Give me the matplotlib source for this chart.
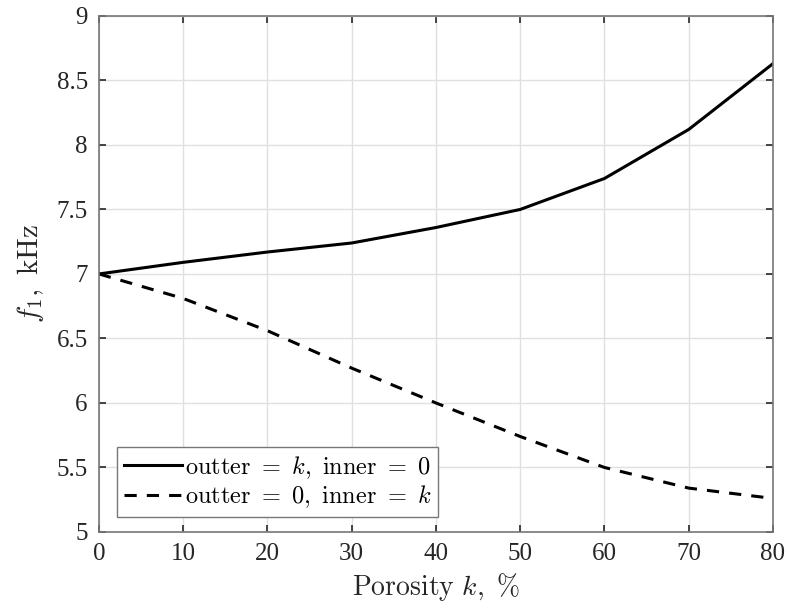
import matplotlib
matplotlib.use("Agg")
import matplotlib.pyplot as plt

# porosity, %
porosity = [0, 10, 20, 30, 40, 50, 60, 70, 80]
# first natural frequency, kHz
f1_outer = [7.00, 7.09, 7.17, 7.24, 7.36, 7.50, 7.74, 8.12, 8.63]
f1_inner = [7.00, 6.81, 6.56, 6.27, 6.00, 5.74, 5.50, 5.34, 5.26]

xticks = [0, 10, 20, 30, 40, 50, 60, 70, 80]
yticks = [5, 5.5, 6, 6.5, 7, 7.5, 8, 8.5, 9]
ytick_labels = ["5", "5.5", "6", "6.5", "7", "7.5", "8", "8.5", "9"]

plt.rcParams["mathtext.fontset"] = "cm"
plt.rcParams["font.family"] = ["Liberation Serif", "DejaVu Serif"]

fig = plt.figure(figsize=(7.88, 6.13), dpi=100)
ax = fig.add_axes([0.1256, 0.1322, 0.8553, 0.8418])

ax.plot(porosity, f1_outer, color="black", lw=2.2,
        label=r"$\mathrm{outter}\ =\ k,\ \mathrm{inner}\ =\ 0$")
ax.plot(porosity, f1_inner, color="black", lw=2.2, dashes=(4, 3.3),
        label=r"$\mathrm{outter}\ =\ 0,\ \mathrm{inner}\ =\ k$")

ax.set_xlim(0, 80)
ax.set_ylim(5, 9)
ax.set_xticks(xticks)
ax.set_yticks(yticks)
ax.set_yticklabels(ytick_labels)
ax.tick_params(direction="in", length=5, width=1.2, labelsize=18,
               top=True, right=True, color="#262626", labelcolor="#262626", pad=8)
ax.grid(True, color="#e0e0e0", lw=1)
for s in ax.spines.values():
    s.set_color("#777777")
    s.set_linewidth(1.2)

ax.set_xlabel(r"$\mathrm{Porosity}\ k,\ \%$", fontsize=20, color="#262626", labelpad=4)
ax.set_ylabel(r"$f_1,\ \mathrm{kHz}$", fontsize=21, color="#262626", labelpad=8)

leg = ax.legend(loc="lower left", bbox_to_anchor=(0.027, 0.029), borderaxespad=0,
                fontsize=17.5, handlelength=2.4, handletextpad=0.1, labelspacing=0.12,
                fancybox=False, framealpha=1, borderpad=0.28)
leg.get_frame().set_edgecolor("#777777")
leg.get_frame().set_linewidth(1.0)

fig.savefig("out.png", dpi=100)
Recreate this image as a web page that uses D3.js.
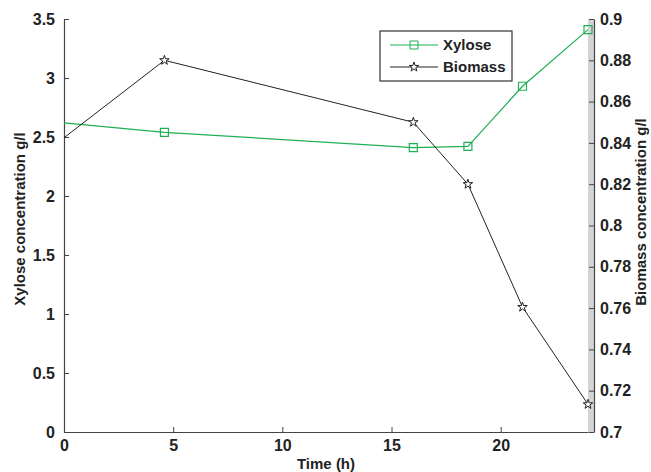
<!DOCTYPE html>
<html>
<head>
<meta charset="utf-8">
<script src="https://cdn.jsdelivr.net/npm/d3@7"></script>
<style>
  body { margin: 0; background: #fff; }
  text { font-family: "Liberation Sans", Arial, sans-serif; font-weight: bold; fill: #222; }
</style>
</head>
<body>
<div id="chart"></div>
<script>
// data
var timeH = [0, 4.6, 16, 18.5, 21, 24];
var xylose = [2.62, 2.54, 2.41, 2.42, 2.93, 3.41];
var biomass = [0.8425, 0.880, 0.850, 0.820, 0.7605, 0.7134];
var xTicks = [0, 5, 10, 15, 20];
var yLeftTicks = [0, 0.5, 1, 1.5, 2, 2.5, 3, 3.5];
var yRightTicks = [0.7, 0.72, 0.74, 0.76, 0.78, 0.8, 0.82, 0.84, 0.86, 0.88, 0.9];

var svgWidth = 651;
var svgHeight = 472;
var margin = { top: 19, right: 63, bottom: 40, left: 64 };
var width = 588 - margin.left;   // main axes box
var height = 432 - margin.top;
var rightAxisX = 594;             // second axes sits a bit to the right

var svg = d3.select("#chart").append("svg")
  .attr("width", svgWidth)
  .attr("height", svgHeight);

var chartGroup = svg.append("g")
  .attr("transform", `translate(${margin.left}, ${margin.top})`);

var xScale = d3.scaleLinear().domain([0, 24]).range([0, width]);
var yLeft = d3.scaleLinear().domain([0, 3.5]).range([height, 0]);
var yRight = d3.scaleLinear().domain([0.7, 0.9]).range([height, 0]);

var green = "#1fae54";
var axisColor = "#444";

// grey gap between the two axes
chartGroup.append("rect")
  .attr("x", width)
  .attr("y", 0)
  .attr("width", rightAxisX - margin.left - width)
  .attr("height", height)
  .attr("fill", "#d4d4d4");

// axes (ticks pointing inside)
var bottomAxis = d3.axisBottom(xScale).tickValues(xTicks).tickSizeInner(-5).tickSizeOuter(0).tickPadding(8);
var leftAxis = d3.axisLeft(yLeft).tickValues(yLeftTicks).tickSizeInner(-5).tickSizeOuter(0).tickPadding(9)
  .tickFormat(d3.format("~g"));
var rightAxis = d3.axisRight(yRight).tickValues(yRightTicks).tickSizeInner(-5).tickSizeOuter(0).tickPadding(6)
  .tickFormat(d3.format("~g"));

var xAxis = chartGroup.append("g")
  .attr("transform", `translate(0, ${height})`)
  .call(bottomAxis);

var yAxisL = chartGroup.append("g").call(leftAxis);

var yAxisR = chartGroup.append("g")
  .attr("transform", `translate(${rightAxisX - margin.left}, 0)`)
  .call(rightAxis);

[xAxis, yAxisL, yAxisR].forEach(function(ax) {
  ax.select(".domain").attr("stroke", axisColor).attr("stroke-width", 1.2);
  ax.selectAll(".tick line").attr("stroke", axisColor);
  ax.selectAll(".tick text")
    .attr("font-size", 16)
    .attr("font-family", "Liberation Sans, Arial, sans-serif")
    .attr("font-weight", "bold")
    .attr("fill", "#222");
});

// lines
var xyLine = d3.line().x((d, i) => xScale(timeH[i])).y(d => yLeft(d));
var bioLine = d3.line().x((d, i) => xScale(timeH[i])).y(d => yRight(d));

chartGroup.append("path")
  .datum(xylose)
  .attr("d", xyLine)
  .attr("fill", "none")
  .attr("stroke", green)
  .attr("stroke-width", 1.2);

chartGroup.append("path")
  .datum(biomass)
  .attr("d", bioLine)
  .attr("fill", "none")
  .attr("stroke", "#222")
  .attr("stroke-width", 1);

var square = d3.symbol().type(d3.symbolSquare).size(64);
var star = d3.symbol().type(d3.symbolStar).size(28);

// the first sample (t=0) has no marker in the original
chartGroup.selectAll(".xy-pt")
  .data(xylose.slice(1))
  .enter()
  .append("path")
  .attr("class", "xy-pt")
  .attr("d", square)
  .attr("transform", (d, i) => `translate(${xScale(timeH[i + 1])}, ${yLeft(d)})`)
  .attr("fill", "none")
  .attr("stroke", green)
  .attr("stroke-width", 1.2);

chartGroup.selectAll(".bio-pt")
  .data(biomass.slice(1))
  .enter()
  .append("path")
  .attr("class", "bio-pt")
  .attr("d", star)
  .attr("transform", (d, i) => `translate(${xScale(timeH[i + 1])}, ${yRight(d)})`)
  .attr("fill", "#fff")
  .attr("stroke", "#222")
  .attr("stroke-width", 1);

// axis labels
svg.append("text")
  .attr("x", 326)
  .attr("y", 469)
  .attr("text-anchor", "middle")
  .attr("font-size", 15)
  .text("Time (h)");

svg.append("text")
  .attr("transform", "translate(25, 219) rotate(-90)")
  .attr("text-anchor", "middle")
  .attr("font-size", 15)
  .text("Xylose concentration g/l");

svg.append("text")
  .attr("transform", "translate(646, 212) rotate(-90)")
  .attr("text-anchor", "middle")
  .attr("font-size", 15)
  .text("Biomass concentration g/l");

// legend
var legend = svg.append("g").attr("transform", "translate(380, 31)");
legend.append("rect")
  .attr("width", 132)
  .attr("height", 50)
  .attr("fill", "#fff")
  .attr("stroke", "#333")
  .attr("stroke-width", 1.2);

var legendItems = [
  { name: "Xylose", color: green, sym: square, fill: "none", y: 14 },
  { name: "Biomass", color: "#222", sym: star, fill: "#fff", y: 36 }
];

legendItems.forEach(function(item) {
  legend.append("line")
    .attr("x1", 10).attr("x2", 58)
    .attr("y1", item.y).attr("y2", item.y)
    .attr("stroke", item.color)
    .attr("stroke-width", 1.2);
  legend.append("path")
    .attr("d", item.sym)
    .attr("transform", `translate(34, ${item.y})`)
    .attr("fill", item.fill)
    .attr("stroke", item.color);
  legend.append("text")
    .attr("x", 63)
    .attr("y", item.y + 5)
    .attr("font-size", 15)
    .text(item.name);
});
</script>
</body>
</html>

What the exercise asks
Omit every picture, and please return the entries exactly from the first line through the line with "ax = fig.add_axes([0.1256, 0.1322, 0.8553, 0.8418])", both included.

Final answer
Give me the matplotlib source for this chart.
import matplotlib
matplotlib.use("Agg")
import matplotlib.pyplot as plt

# porosity, %
porosity = [0, 10, 20, 30, 40, 50, 60, 70, 80]
# first natural frequency, kHz
f1_outer = [7.00, 7.09, 7.17, 7.24, 7.36, 7.50, 7.74, 8.12, 8.63]
f1_inner = [7.00, 6.81, 6.56, 6.27, 6.00, 5.74, 5.50, 5.34, 5.26]

xticks = [0, 10, 20, 30, 40, 50, 60, 70, 80]
yticks = [5, 5.5, 6, 6.5, 7, 7.5, 8, 8.5, 9]
ytick_labels = ["5", "5.5", "6", "6.5", "7", "7.5", "8", "8.5", "9"]

plt.rcParams["mathtext.fontset"] = "cm"
plt.rcParams["font.family"] = ["Liberation Serif", "DejaVu Serif"]

fig = plt.figure(figsize=(7.88, 6.13), dpi=100)
ax = fig.add_axes([0.1256, 0.1322, 0.8553, 0.8418])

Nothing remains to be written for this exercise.